Saxophone player George Brooks gets ‘home-like feel’ whenever he lands in India, a country he’d first seen precisely 36 years ago. He was in town to perform for a fusion concert laced with patriotic fervour. Dressed in a mustard-coloured kurta, strands of his hair neatly tied into two plaits, under the open skies on a breezy afternoon at The Park, the man has a lot to talk about the land that’s beyond music. You can’t miss the sincerity even as he mouths the predicatable ‘I love the people, the culture’ phrase. Brooks can’t resist talking about the delicious Maharashtrian meal he’s had the day before. “I really like trying out new food every time I’m here,” he says.
The conversation naturally takes a musical turn soon enough, as he talks of his love for ragas, gayakis, gharanas, the gravitational pull between notes in the classical form. His tone acquires a spiritual dimension on the impact it has had on him. “The spiritual side, regardless of the form, takes precedence whenever music progresses in the right direction; you’re connected to people in front of you and around the world. It’s a little sad that the audience for the form here is reducing by the day.”

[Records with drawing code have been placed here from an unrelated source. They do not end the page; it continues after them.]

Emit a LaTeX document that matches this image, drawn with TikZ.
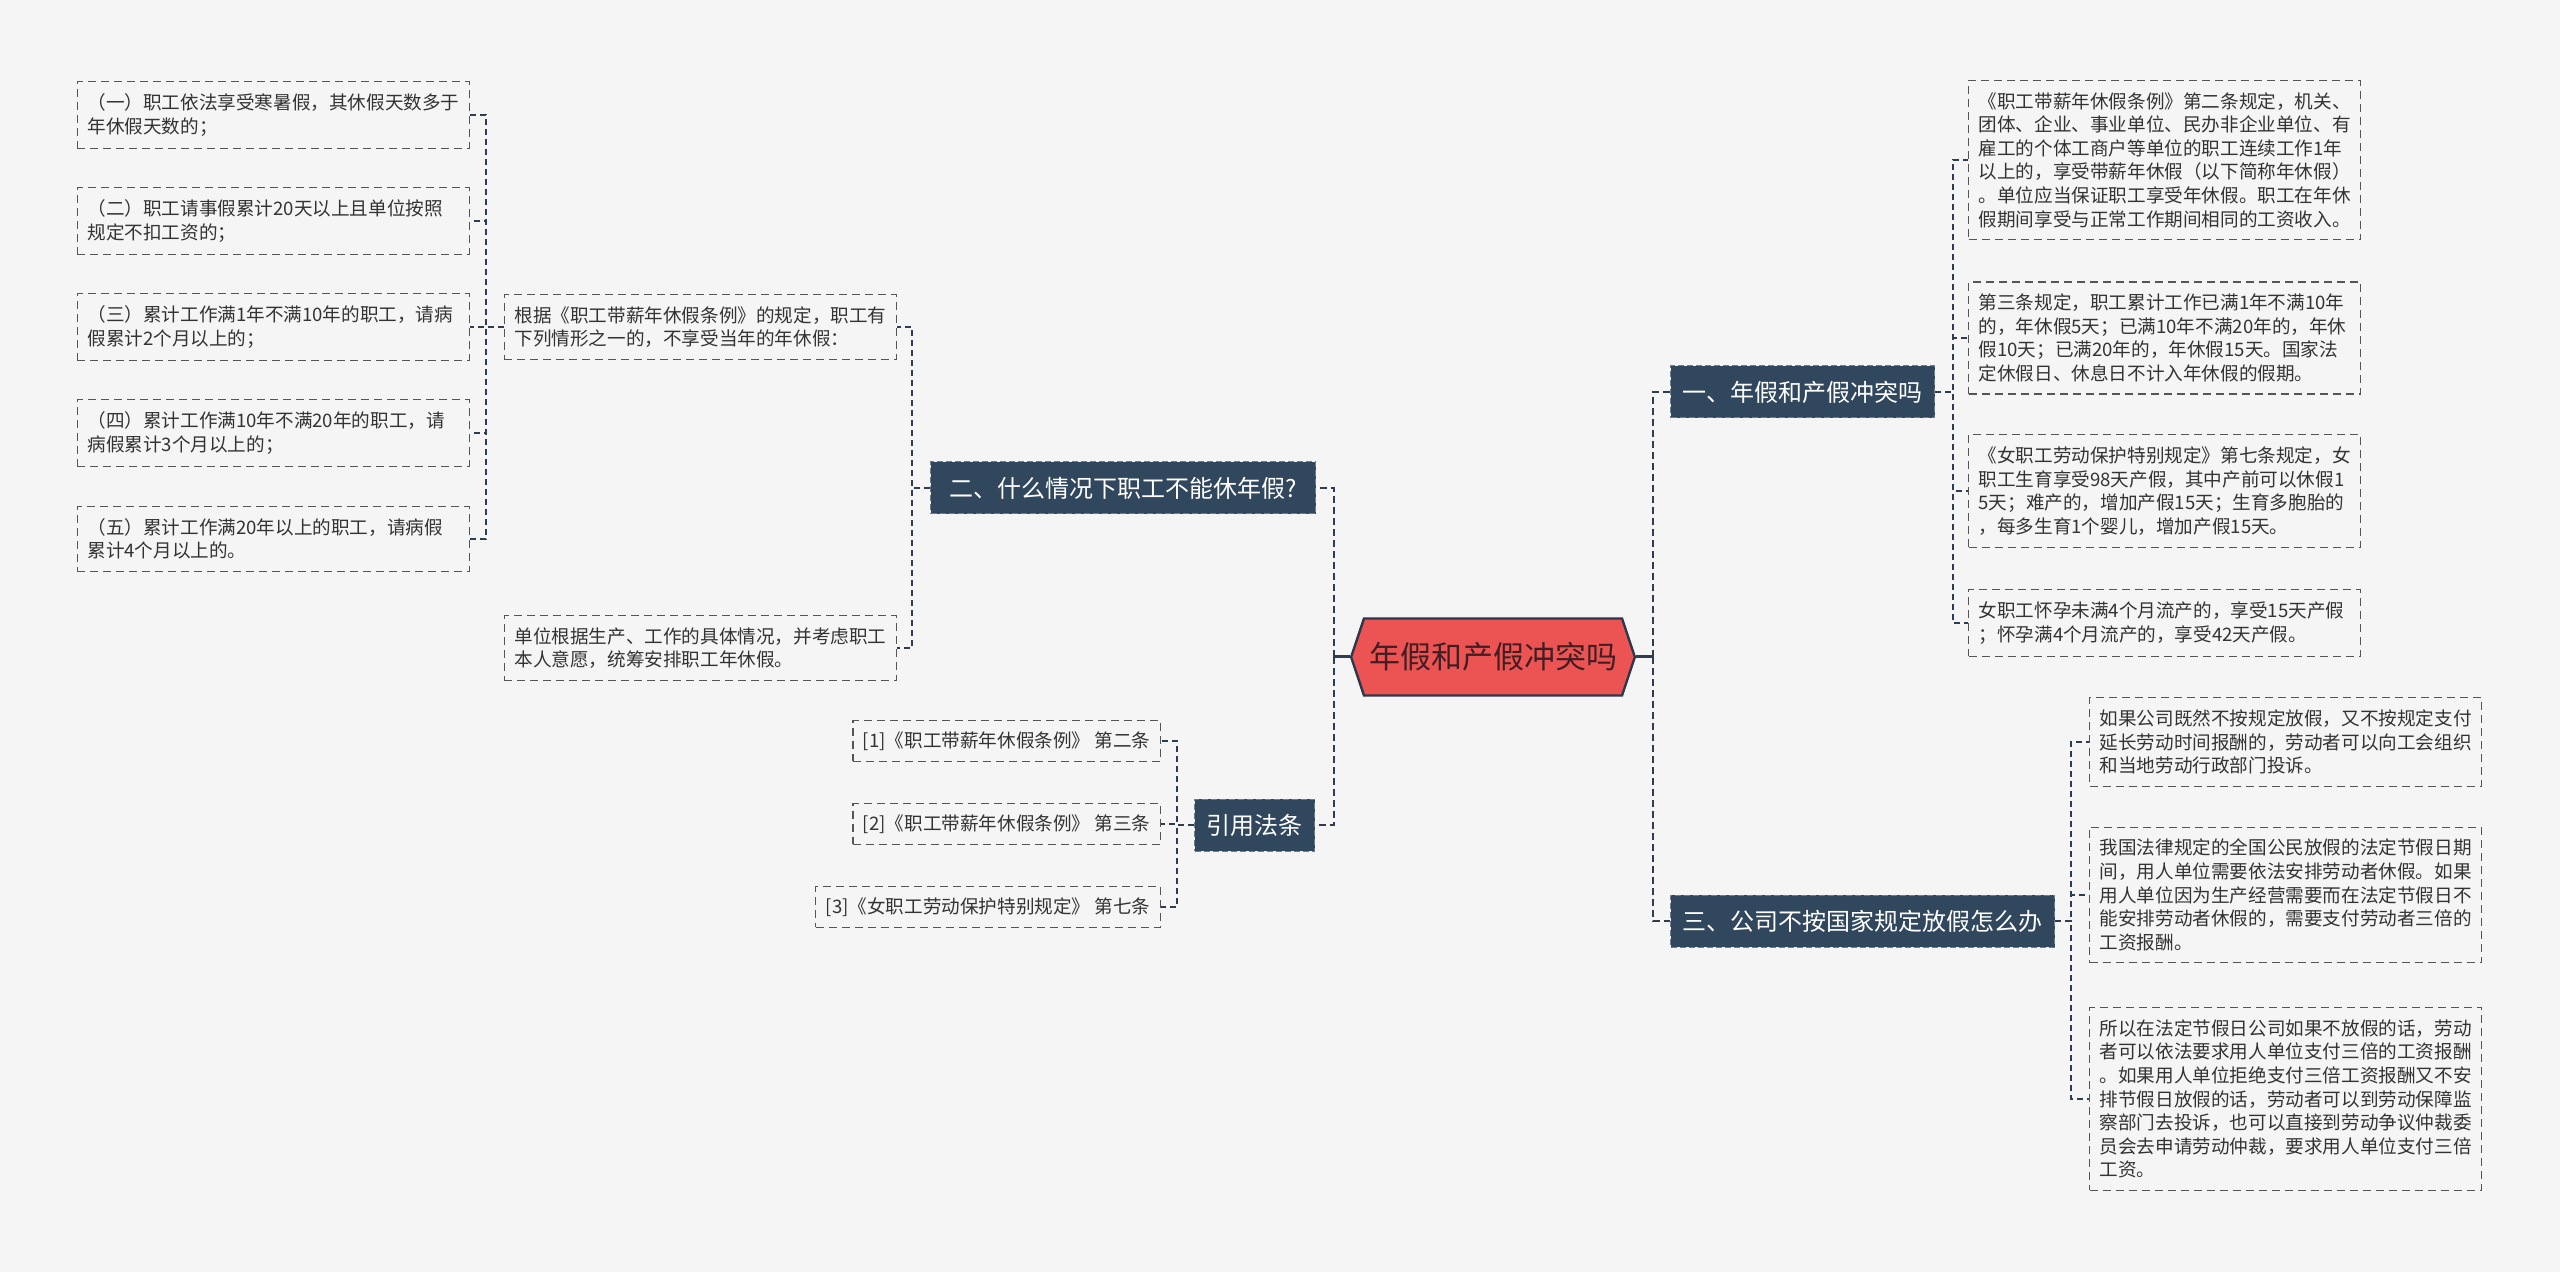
\documentclass[tikz,border=0pt]{standalone}
\usepackage{fontspec}
\setmainfont{Noto Sans CJK SC}
\usetikzlibrary{shapes.symbols,positioning}
\definecolor{pagebg}{RGB}{245,245,245}
\definecolor{navy}{RGB}{48,71,94}
\definecolor{navyedge}{RGB}{110,125,140}
\definecolor{hexred}{RGB}{236,84,84}
\definecolor{hexedge}{RGB}{44,56,76}
\definecolor{linkcol}{RGB}{46,61,80}
\definecolor{boxedge}{RGB}{85,85,85}
\definecolor{bodytext}{RGB}{51,51,51}
\definecolor{roottext}{RGB}{66,30,34}

\tikzset{
  topic/.style={fill=navy, draw=navyedge, dash pattern=on 3pt off 1.5pt, line width=0.5pt,
    text=white, font=\fontsize{12pt}{14pt}\selectfont, inner xsep=6pt, minimum height=26pt},
  notebase/.style={draw=boxedge, dash pattern=on 4pt off 2.5pt, line width=0.6pt,
    text=bodytext, font=\fontsize{9.3pt}{11.8pt}\selectfont, align=left, inner xsep=5pt, inner ysep=6pt},
  detail/.style={notebase, text width=186pt},
  cite/.style={notebase, inner ysep=5.5pt},
  link/.style={draw=linkcol, line width=0.9pt, dash pattern=on 3pt off 2pt},
  rootlink/.style={draw=linkcol, line width=1.3pt, dash pattern=on 3.5pt off 2pt}
}

\begin{document}
\begin{tikzpicture}[x=0.5pt, y=-0.5pt]
  \fill[pagebg] (0,0) rectangle (2560,1272);
  \useasboundingbox (0,0) rectangle (2560,1272);

  \node[signal, signal to=east and west, signal pointer angle=143, fill=hexred, draw=hexedge,
    line width=1.2pt, text=roottext, font=\fontsize{15.5pt}{18pt}\selectfont,
    inner xsep=2.5pt, minimum height=38.5pt] (root) at (1493,657) {年假和产假冲突吗};

  \node[topic, anchor=west] (t1) at (1670,392) {一、年假和产假冲突吗};
  \node[topic, anchor=east, minimum width=192.5pt] (t2) at (1316,488) {二、什么情况下职工不能休年假?};
  \node[topic, anchor=east] (t3) at (1315,825) {引用法条};
  \node[topic, anchor=west] (t4) at (1670,921) {三、公司不按国家规定放假怎么办};

  \node[detail, anchor=west] (a1) at (1968,160) {《职工带薪年休假条例》第二条规定，机关、\\团体、企业、事业单位、民办非企业单位、有\\雇工的个体工商户等单位的职工连续工作1年\\以上的，享受带薪年休假（以下简称年休假）\\。单位应当保证职工享受年休假。职工在年休\\假期间享受与正常工作期间相同的工资收入。};
  \node[detail, anchor=west] (a2) at (1968,338) {第三条规定，职工累计工作已满1年不满10年\\的，年休假5天；已满10年不满20年的，年休\\假10天；已满20年的，年休假15天。国家法\\定休假日、休息日不计入年休假的假期。};
  \node[detail, anchor=west] (a3) at (1968,491) {《女职工劳动保护特别规定》第七条规定，女\\职工生育享受98天产假，其中产前可以休假1\\5天；难产的，增加产假15天；生育多胞胎的\\，每多生育1个婴儿，增加产假15天。};
  \node[detail, anchor=west] (a4) at (1968,623) {女职工怀孕未满4个月流产的，享受15天产假\\；怀孕满4个月流产的，享受42天产假。};

  \node[detail, anchor=east] (b1) at (897,327) {根据《职工带薪年休假条例》的规定，职工有\\下列情形之一的，不享受当年的年休假：};
  \node[detail, anchor=east] (b2) at (897,648) {单位根据生产、工作的具体情况，并考虑职工\\本人意愿，统筹安排职工年休假。};

  \node[detail, anchor=east] (d1) at (470,115) {（一）职工依法享受寒暑假，其休假天数多于\\年休假天数的；};
  \node[detail, anchor=east] (d2) at (470,221) {（二）职工请事假累计20天以上且单位按照\\规定不扣工资的；};
  \node[detail, anchor=east] (d3) at (470,327) {（三）累计工作满1年不满10年的职工，请病\\假累计2个月以上的；};
  \node[detail, anchor=east] (d4) at (470,433) {（四）累计工作满10年不满20年的职工，请\\病假累计3个月以上的；};
  \node[detail, anchor=east] (d5) at (470,539) {（五）累计工作满20年以上的职工，请病假\\累计4个月以上的。};

  \node[cite, anchor=east] (e1) at (1161,741) {[1]《职工带薪年休假条例》 第二条};
  \node[cite, anchor=east] (e2) at (1161,824) {[2]《职工带薪年休假条例》 第三条};
  \node[cite, anchor=east] (e3) at (1161,907) {[3]《女职工劳动保护特别规定》 第七条};

  \node[detail, anchor=west] (c1) at (2089,742) {如果公司既然不按规定放假，又不按规定支付\\延长劳动时间报酬的，劳动者可以向工会组织\\和当地劳动行政部门投诉。};
  \node[detail, anchor=west] (c2) at (2089,895) {我国法律规定的全国公民放假的法定节假日期\\间，用人单位需要依法安排劳动者休假。如果\\用人单位因为生产经营需要而在法定节假日不\\能安排劳动者休假的，需要支付劳动者三倍的\\工资报酬。};
  \node[detail, anchor=west] (c3) at (2089,1099) {所以在法定节假日公司如果不放假的话，劳动\\者可以依法要求用人单位支付三倍的工资报酬\\。如果用人单位拒绝支付三倍工资报酬又不安\\排节假日放假的话，劳动者可以到劳动保障监\\察部门去投诉，也可以直接到劳动争议仲裁委\\员会去申请劳动仲裁，要求用人单位支付三倍\\工资。};

  \draw[linkcol, line width=1.5pt] (root.east) -- ++(17,0) coordinate (rj);
  \draw[linkcol, line width=1.5pt] (root.west) -- ++(-16,0) coordinate (lj);
  \foreach \t in {t1,t4} \draw[rootlink] (rj) |- (\t.west);
  \foreach \t in {t2,t3} \draw[rootlink] (lj) |- (\t.east);

  \foreach \c in {a1,a2,a3,a4} \draw[link] (t1.east) -- ++(18,0) |- (\c.west);
  \foreach \c in {c1,c2,c3} \draw[link] (t4.east) -- ++(16,0) |- (\c.west);
  \foreach \c in {b1,b2} \draw[link] (t2.west) -- ++(-18,0) |- (\c.east);
  \foreach \c in {e1,e2,e3} \draw[link] (t3.west) -- ++(-17,0) |- (\c.east);
  \foreach \c in {d1,d2,d3,d4,d5} \draw[link] (b1.west) -- ++(-18,0) |- (\c.east);
\end{tikzpicture}
\end{document}
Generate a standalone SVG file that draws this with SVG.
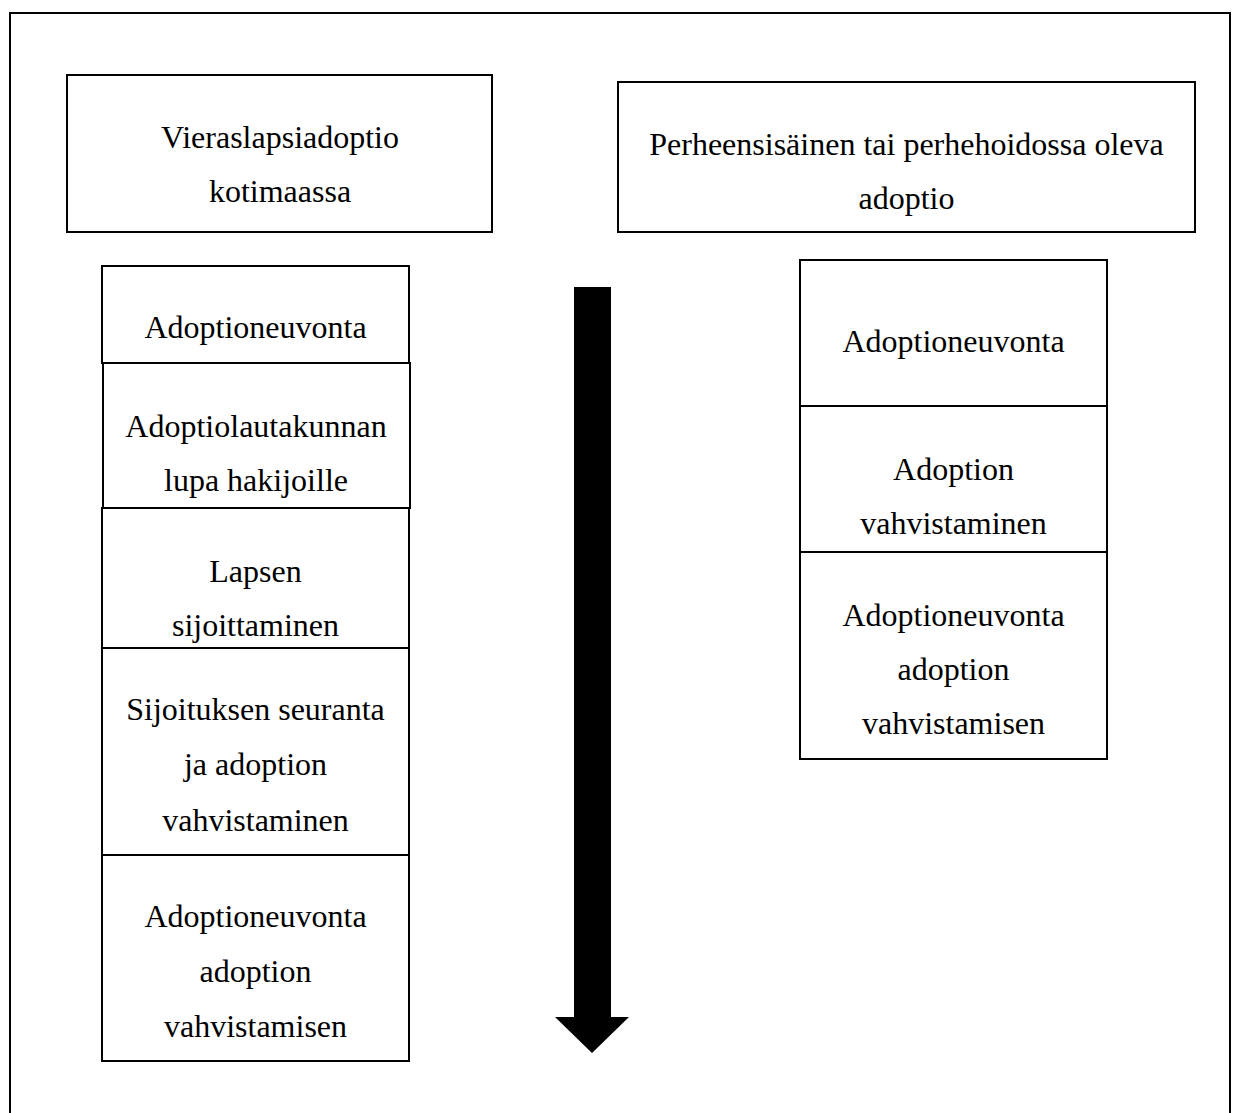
<svg xmlns="http://www.w3.org/2000/svg" width="1237" height="1113" viewBox="0 0 1237 1113">
<style>
.box{fill:#fff;stroke:#000;stroke-width:2}
.t{font-family:"Liberation Serif","Times New Roman",serif;font-size:32px;fill:#000;text-anchor:middle}
</style>
<rect width="1237" height="1113" fill="#fff"/>
<rect id="frame" x="10" y="13" width="1220" height="1120" fill="none" stroke="#000" stroke-width="2"/>
<g id="header-left"><rect class="box" x="67" y="75" width="425" height="157"/>
<text class="t" x="280" y="148">Vieraslapsiadoptio</text><text class="t" x="280" y="202">kotimaassa</text></g>
<g id="header-right"><rect class="box" x="618" y="82" width="577" height="150"/>
<text class="t" x="906.5" y="155">Perheensisäinen tai perhehoidossa oleva</text><text class="t" x="906.5" y="209">adoptio</text></g>
<g id="l1"><rect class="box" x="102" y="266" width="307" height="97"/><text class="t" x="255.5" y="338">Adoptioneuvonta</text></g>
<g id="l2"><rect class="box" x="103" y="363" width="307" height="145"/><text class="t" x="256" y="437">Adoptiolautakunnan</text><text class="t" x="256" y="491">lupa hakijoille</text></g>
<g id="l3"><rect class="box" x="102" y="508" width="307" height="140"/><text class="t" x="255.5" y="582">Lapsen</text><text class="t" x="255.5" y="636">sijoittaminen</text></g>
<g id="l4"><rect class="box" x="102" y="648" width="307" height="207"/><text class="t" x="255.5" y="720">Sijoituksen seuranta</text><text class="t" x="255.5" y="775">ja adoption</text><text class="t" x="255.5" y="831">vahvistaminen</text></g>
<g id="l5"><rect class="box" x="102" y="855" width="307" height="206"/><text class="t" x="255.5" y="927">Adoptioneuvonta</text><text class="t" x="255.5" y="982">adoption</text><text class="t" x="255.5" y="1037">vahvistamisen</text></g>
<g id="r1"><rect class="box" x="800" y="260" width="307" height="146"/><text class="t" x="953.5" y="352">Adoptioneuvonta</text></g>
<g id="r2"><rect class="box" x="800" y="406" width="307" height="146"/><text class="t" x="953.5" y="480">Adoption</text><text class="t" x="953.5" y="534">vahvistaminen</text></g>
<g id="r3"><rect class="box" x="800" y="552" width="307" height="207"/><text class="t" x="953.5" y="626">Adoptioneuvonta</text><text class="t" x="953.5" y="680">adoption</text><text class="t" x="953.5" y="734">vahvistamisen</text></g>
<g id="connectors">
<path d="M574 287 H611 V1017 H629 L592 1053 L555 1017 H574 Z" fill="#000"/>
</g>
</svg>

He was incredibly disturbed to listen to some poor electronic and jazz stuff during his Indian tours. “When you have so much wealth, a Hariprasad Chaurasia, Ravi Shankar for instance, why don’t you celebrate them more?” he asks.
The topic then veers towards his love for the saxophone. He says, “I like the fact that I use my breath and the saxophone has a wide range of expressions, like the human voice. Whenever I play, it feels like like pranayama and meditation. I’m a fan of using the long tunes, like playing ‘sa’ and recognising its various colours over time.” Aspirant saxophonists, he says, should listen to music as much as they play the instrument. “One needs to understand the people who inspire you, what makes their work unique and touches you. You needn’t imitate them that way, but make efforts in a similar direction.”
He makes interesting comparisons between the teacher-student equation in the West and India. “A majority of the students there are still like, you take some information from the teacher and make a move. The lessons are maybe more scheduled. Here, I had to do a lot of household chores (he laughs) as part of the guru-shishya equation,” he laughs. Talking of how students indeed help the teacher many a time, he says, “Sometimes, students help you start afresh. We, musicians, often practice the same thing everytime, like looking at the same crystal from different angles.”
The need for compromise
With a career that boasts of several collaborations with artistes like Zakir Hussain, Vikku Vinayakram (ghatam) to Shankar Mahadevan and a long list of international musicians, he says collaborations will work only when there’s adjustment and compromise. “It’s basically like any other human interaction, of stepping back and listening to another perspective.”